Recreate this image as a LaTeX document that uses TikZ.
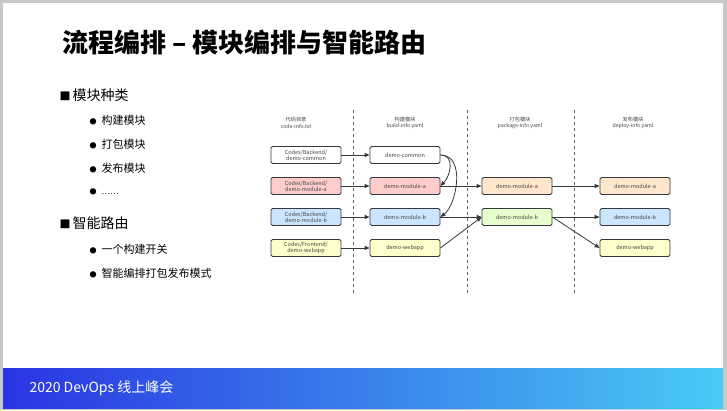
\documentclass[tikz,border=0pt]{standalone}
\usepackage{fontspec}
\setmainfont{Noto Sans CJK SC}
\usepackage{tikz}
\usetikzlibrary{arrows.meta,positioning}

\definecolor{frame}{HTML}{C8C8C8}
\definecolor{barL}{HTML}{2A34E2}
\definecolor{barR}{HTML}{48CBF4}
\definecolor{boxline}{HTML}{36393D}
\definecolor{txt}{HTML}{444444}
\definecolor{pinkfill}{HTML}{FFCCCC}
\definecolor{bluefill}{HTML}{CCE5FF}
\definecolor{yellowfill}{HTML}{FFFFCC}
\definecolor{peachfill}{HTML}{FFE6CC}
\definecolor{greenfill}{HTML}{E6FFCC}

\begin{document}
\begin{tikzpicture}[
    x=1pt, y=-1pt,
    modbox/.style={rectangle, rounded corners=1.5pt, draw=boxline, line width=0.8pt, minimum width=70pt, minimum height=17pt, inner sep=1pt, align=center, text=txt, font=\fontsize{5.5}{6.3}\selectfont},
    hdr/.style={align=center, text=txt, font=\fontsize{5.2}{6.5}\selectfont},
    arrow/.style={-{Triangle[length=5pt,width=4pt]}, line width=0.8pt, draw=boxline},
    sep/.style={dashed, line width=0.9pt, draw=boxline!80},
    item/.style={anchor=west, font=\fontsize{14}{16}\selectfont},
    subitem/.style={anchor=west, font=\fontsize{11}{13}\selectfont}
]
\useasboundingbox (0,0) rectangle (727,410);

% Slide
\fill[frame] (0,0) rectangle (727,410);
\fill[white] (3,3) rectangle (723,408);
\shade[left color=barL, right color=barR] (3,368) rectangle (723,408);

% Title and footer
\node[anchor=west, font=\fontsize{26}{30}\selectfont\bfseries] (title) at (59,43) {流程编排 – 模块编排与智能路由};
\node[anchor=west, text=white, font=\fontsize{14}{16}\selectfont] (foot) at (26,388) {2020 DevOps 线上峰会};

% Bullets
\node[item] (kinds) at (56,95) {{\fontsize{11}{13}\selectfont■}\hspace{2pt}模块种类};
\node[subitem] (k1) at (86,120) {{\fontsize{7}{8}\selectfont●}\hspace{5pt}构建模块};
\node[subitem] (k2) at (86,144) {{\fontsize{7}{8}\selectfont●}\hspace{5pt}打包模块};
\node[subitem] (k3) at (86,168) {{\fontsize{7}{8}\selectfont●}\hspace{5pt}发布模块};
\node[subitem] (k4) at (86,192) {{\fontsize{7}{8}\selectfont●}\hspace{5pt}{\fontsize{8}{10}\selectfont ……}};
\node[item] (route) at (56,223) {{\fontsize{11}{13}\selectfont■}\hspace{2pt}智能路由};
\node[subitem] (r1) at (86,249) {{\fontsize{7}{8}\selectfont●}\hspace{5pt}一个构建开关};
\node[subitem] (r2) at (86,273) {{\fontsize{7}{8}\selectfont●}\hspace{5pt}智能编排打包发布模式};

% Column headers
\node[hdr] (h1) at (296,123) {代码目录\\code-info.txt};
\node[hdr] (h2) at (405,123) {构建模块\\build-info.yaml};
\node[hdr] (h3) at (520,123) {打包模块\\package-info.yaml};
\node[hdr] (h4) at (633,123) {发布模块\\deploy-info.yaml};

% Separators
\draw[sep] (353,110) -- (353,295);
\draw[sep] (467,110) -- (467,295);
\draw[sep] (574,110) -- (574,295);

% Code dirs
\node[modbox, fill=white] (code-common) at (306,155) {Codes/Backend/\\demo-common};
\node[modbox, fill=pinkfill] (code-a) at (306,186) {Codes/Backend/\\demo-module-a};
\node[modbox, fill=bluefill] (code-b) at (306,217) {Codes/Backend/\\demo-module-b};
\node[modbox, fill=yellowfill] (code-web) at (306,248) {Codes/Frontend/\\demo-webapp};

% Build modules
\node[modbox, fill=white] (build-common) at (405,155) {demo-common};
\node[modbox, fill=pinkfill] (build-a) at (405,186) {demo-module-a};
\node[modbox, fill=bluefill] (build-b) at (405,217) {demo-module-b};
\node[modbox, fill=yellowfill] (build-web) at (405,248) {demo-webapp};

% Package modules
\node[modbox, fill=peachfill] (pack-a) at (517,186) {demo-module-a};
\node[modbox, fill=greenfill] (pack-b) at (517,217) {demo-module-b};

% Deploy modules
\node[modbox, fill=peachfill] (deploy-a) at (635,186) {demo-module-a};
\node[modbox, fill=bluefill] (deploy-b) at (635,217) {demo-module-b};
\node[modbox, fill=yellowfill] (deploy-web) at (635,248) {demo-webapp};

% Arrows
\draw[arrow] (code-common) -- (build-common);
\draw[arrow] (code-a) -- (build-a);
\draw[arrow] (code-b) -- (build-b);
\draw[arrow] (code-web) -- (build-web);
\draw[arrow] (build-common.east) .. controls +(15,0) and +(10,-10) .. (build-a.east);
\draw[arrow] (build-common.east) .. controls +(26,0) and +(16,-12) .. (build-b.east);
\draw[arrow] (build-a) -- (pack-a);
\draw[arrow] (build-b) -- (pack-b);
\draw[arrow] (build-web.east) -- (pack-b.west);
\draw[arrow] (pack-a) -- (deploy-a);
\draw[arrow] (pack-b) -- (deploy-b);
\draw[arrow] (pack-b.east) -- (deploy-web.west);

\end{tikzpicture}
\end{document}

──────────────────────────────

* **GOAL**
Leave out the pictures and reproduce the rest of the listing exactly.

* **COMPLETE RESPONSE**
Recreate this image as a LaTeX document that uses TikZ.
\documentclass[tikz,border=0pt]{standalone}
\usepackage{fontspec}
\setmainfont{Noto Sans CJK SC}
\usepackage{tikz}
\usetikzlibrary{arrows.meta,positioning}

\definecolor{frame}{HTML}{C8C8C8}
\definecolor{barL}{HTML}{2A34E2}
\definecolor{barR}{HTML}{48CBF4}
\definecolor{boxline}{HTML}{36393D}
\definecolor{txt}{HTML}{444444}
\definecolor{pinkfill}{HTML}{FFCCCC}
\definecolor{bluefill}{HTML}{CCE5FF}
\definecolor{yellowfill}{HTML}{FFFFCC}
\definecolor{peachfill}{HTML}{FFE6CC}
\definecolor{greenfill}{HTML}{E6FFCC}

\begin{document}
\begin{tikzpicture}[
    x=1pt, y=-1pt,
    modbox/.style={rectangle, rounded corners=1.5pt, draw=boxline, line width=0.8pt, minimum width=70pt, minimum height=17pt, inner sep=1pt, align=center, text=txt, font=\fontsize{5.5}{6.3}\selectfont},
    hdr/.style={align=center, text=txt, font=\fontsize{5.2}{6.5}\selectfont},
    arrow/.style={-{Triangle[length=5pt,width=4pt]}, line width=0.8pt, draw=boxline},
    sep/.style={dashed, line width=0.9pt, draw=boxline!80},
    item/.style={anchor=west, font=\fontsize{14}{16}\selectfont},
    subitem/.style={anchor=west, font=\fontsize{11}{13}\selectfont}
]
\useasboundingbox (0,0) rectangle (727,410);

% Slide
\fill[frame] (0,0) rectangle (727,410);
\fill[white] (3,3) rectangle (723,408);
\shade[left color=barL, right color=barR] (3,368) rectangle (723,408);

% Title and footer
\node[anchor=west, font=\fontsize{26}{30}\selectfont\bfseries] (title) at (59,43) {流程编排 – 模块编排与智能路由};
\node[anchor=west, text=white, font=\fontsize{14}{16}\selectfont] (foot) at (26,388) {2020 DevOps 线上峰会};

% Bullets
\node[item] (kinds) at (56,95) {{\fontsize{11}{13}\selectfont■}\hspace{2pt}模块种类};
\node[subitem] (k1) at (86,120) {{\fontsize{7}{8}\selectfont●}\hspace{5pt}构建模块};
\node[subitem] (k2) at (86,144) {{\fontsize{7}{8}\selectfont●}\hspace{5pt}打包模块};
\node[subitem] (k3) at (86,168) {{\fontsize{7}{8}\selectfont●}\hspace{5pt}发布模块};
\node[subitem] (k4) at (86,192) {{\fontsize{7}{8}\selectfont●}\hspace{5pt}{\fontsize{8}{10}\selectfont ……}};
\node[item] (route) at (56,223) {{\fontsize{11}{13}\selectfont■}\hspace{2pt}智能路由};
\node[subitem] (r1) at (86,249) {{\fontsize{7}{8}\selectfont●}\hspace{5pt}一个构建开关};
\node[subitem] (r2) at (86,273) {{\fontsize{7}{8}\selectfont●}\hspace{5pt}智能编排打包发布模式};

% Column headers
\node[hdr] (h1) at (296,123) {代码目录\\code-info.txt};
\node[hdr] (h2) at (405,123) {构建模块\\build-info.yaml};
\node[hdr] (h3) at (520,123) {打包模块\\package-info.yaml};
\node[hdr] (h4) at (633,123) {发布模块\\deploy-info.yaml};

% Separators
\draw[sep] (353,110) -- (353,295);
\draw[sep] (467,110) -- (467,295);
\draw[sep] (574,110) -- (574,295);

% Code dirs
\node[modbox, fill=white] (code-common) at (306,155) {Codes/Backend/\\demo-common};
\node[modbox, fill=pinkfill] (code-a) at (306,186) {Codes/Backend/\\demo-module-a};
\node[modbox, fill=bluefill] (code-b) at (306,217) {Codes/Backend/\\demo-module-b};
\node[modbox, fill=yellowfill] (code-web) at (306,248) {Codes/Frontend/\\demo-webapp};

% Build modules
\node[modbox, fill=white] (build-common) at (405,155) {demo-common};
\node[modbox, fill=pinkfill] (build-a) at (405,186) {demo-module-a};
\node[modbox, fill=bluefill] (build-b) at (405,217) {demo-module-b};
\node[modbox, fill=yellowfill] (build-web) at (405,248) {demo-webapp};

% Package modules
\node[modbox, fill=peachfill] (pack-a) at (517,186) {demo-module-a};
\node[modbox, fill=greenfill] (pack-b) at (517,217) {demo-module-b};

% Deploy modules
\node[modbox, fill=peachfill] (deploy-a) at (635,186) {demo-module-a};
\node[modbox, fill=bluefill] (deploy-b) at (635,217) {demo-module-b};
\node[modbox, fill=yellowfill] (deploy-web) at (635,248) {demo-webapp};

% Arrows
\draw[arrow] (code-common) -- (build-common);
\draw[arrow] (code-a) -- (build-a);
\draw[arrow] (code-b) -- (build-b);
\draw[arrow] (code-web) -- (build-web);
\draw[arrow] (build-common.east) .. controls +(15,0) and +(10,-10) .. (build-a.east);
\draw[arrow] (build-common.east) .. controls +(26,0) and +(16,-12) .. (build-b.east);
\draw[arrow] (build-a) -- (pack-a);
\draw[arrow] (build-b) -- (pack-b);
\draw[arrow] (build-web.east) -- (pack-b.west);
\draw[arrow] (pack-a) -- (deploy-a);
\draw[arrow] (pack-b) -- (deploy-b);
\draw[arrow] (pack-b.east) -- (deploy-web.west);

\end{tikzpicture}
\end{document}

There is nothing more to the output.